— Start of Given information —

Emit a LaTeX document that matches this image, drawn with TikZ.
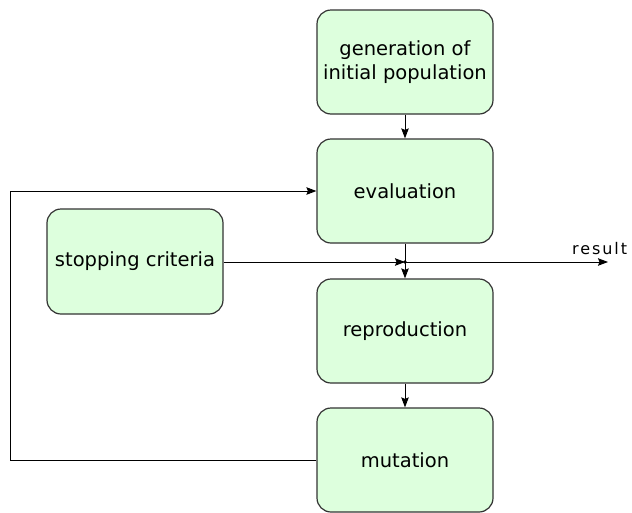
\documentclass[tikz,border=0pt]{standalone}
\usepackage{fontspec}
\setmainfont{DejaVu Sans}
\usetikzlibrary{arrows.meta}
\definecolor{boxfill}{HTML}{DDFFDD}
\definecolor{boxline}{HTML}{333333}
\begin{document}
\begin{tikzpicture}[x=1pt,y=-1pt,
  stagebox/.style={draw=boxline,fill=boxfill,line width=1.2pt,rounded corners=14pt,
    minimum width=176pt,minimum height=104pt,inner sep=0pt,align=center,
    font=\fontsize{19.5}{24.5}\selectfont},
  conn/.style={line width=0.9pt,draw=black},
  tip/.style={-{Stealth[length=10pt,width=7.5pt,inset=1.5pt]}}
]
\useasboundingbox (0,0) rectangle (632,512);
\node[stagebox] (gen) at (405,62) {generation of\\initial population};
\node[stagebox] (eval) at (405,191) {evaluation};
\node[stagebox] (repro) at (405,331) {reproduction};
\node[stagebox] (mut) at (405,460) {mutation};
\node[stagebox,minimum height=105pt] (stop) at (135,261.5) {stopping criteria};
\coordinate (junc) at (405,262);
\coordinate (res) at (608,262);
\coordinate (loopx) at (10,0);
\node[anchor=base west,inner sep=0pt,font=\fontsize{16}{18}\selectfont\addfontfeature{LetterSpace=12}] (reslabel) at (572,254.5) {result};
\draw[conn,tip] (gen) -- (eval);
\draw[conn,tip] (eval) -- (repro);
\draw[conn,tip] (repro) -- (mut);
\draw[conn,tip] (stop.east |- junc) -- (junc);
\draw[conn,tip] (junc) -- (res);
\fill (junc) circle (1.8pt);
\draw[conn,tip] (mut.west) -- (mut.west -| loopx) |- (eval.west);
\end{tikzpicture}
\end{document}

— End of Given information —

Print each line of the material above exactly, with the pictures removed from your copy.

Emit a LaTeX document that matches this image, drawn with TikZ.
\documentclass[tikz,border=0pt]{standalone}
\usepackage{fontspec}
\setmainfont{DejaVu Sans}
\usetikzlibrary{arrows.meta}
\definecolor{boxfill}{HTML}{DDFFDD}
\definecolor{boxline}{HTML}{333333}
\begin{document}
\begin{tikzpicture}[x=1pt,y=-1pt,
  stagebox/.style={draw=boxline,fill=boxfill,line width=1.2pt,rounded corners=14pt,
    minimum width=176pt,minimum height=104pt,inner sep=0pt,align=center,
    font=\fontsize{19.5}{24.5}\selectfont},
  conn/.style={line width=0.9pt,draw=black},
  tip/.style={-{Stealth[length=10pt,width=7.5pt,inset=1.5pt]}}
]
\useasboundingbox (0,0) rectangle (632,512);
\node[stagebox] (gen) at (405,62) {generation of\\initial population};
\node[stagebox] (eval) at (405,191) {evaluation};
\node[stagebox] (repro) at (405,331) {reproduction};
\node[stagebox] (mut) at (405,460) {mutation};
\node[stagebox,minimum height=105pt] (stop) at (135,261.5) {stopping criteria};
\coordinate (junc) at (405,262);
\coordinate (res) at (608,262);
\coordinate (loopx) at (10,0);
\node[anchor=base west,inner sep=0pt,font=\fontsize{16}{18}\selectfont\addfontfeature{LetterSpace=12}] (reslabel) at (572,254.5) {result};
\draw[conn,tip] (gen) -- (eval);
\draw[conn,tip] (eval) -- (repro);
\draw[conn,tip] (repro) -- (mut);
\draw[conn,tip] (stop.east |- junc) -- (junc);
\draw[conn,tip] (junc) -- (res);
\fill (junc) circle (1.8pt);
\draw[conn,tip] (mut.west) -- (mut.west -| loopx) |- (eval.west);
\end{tikzpicture}
\end{document}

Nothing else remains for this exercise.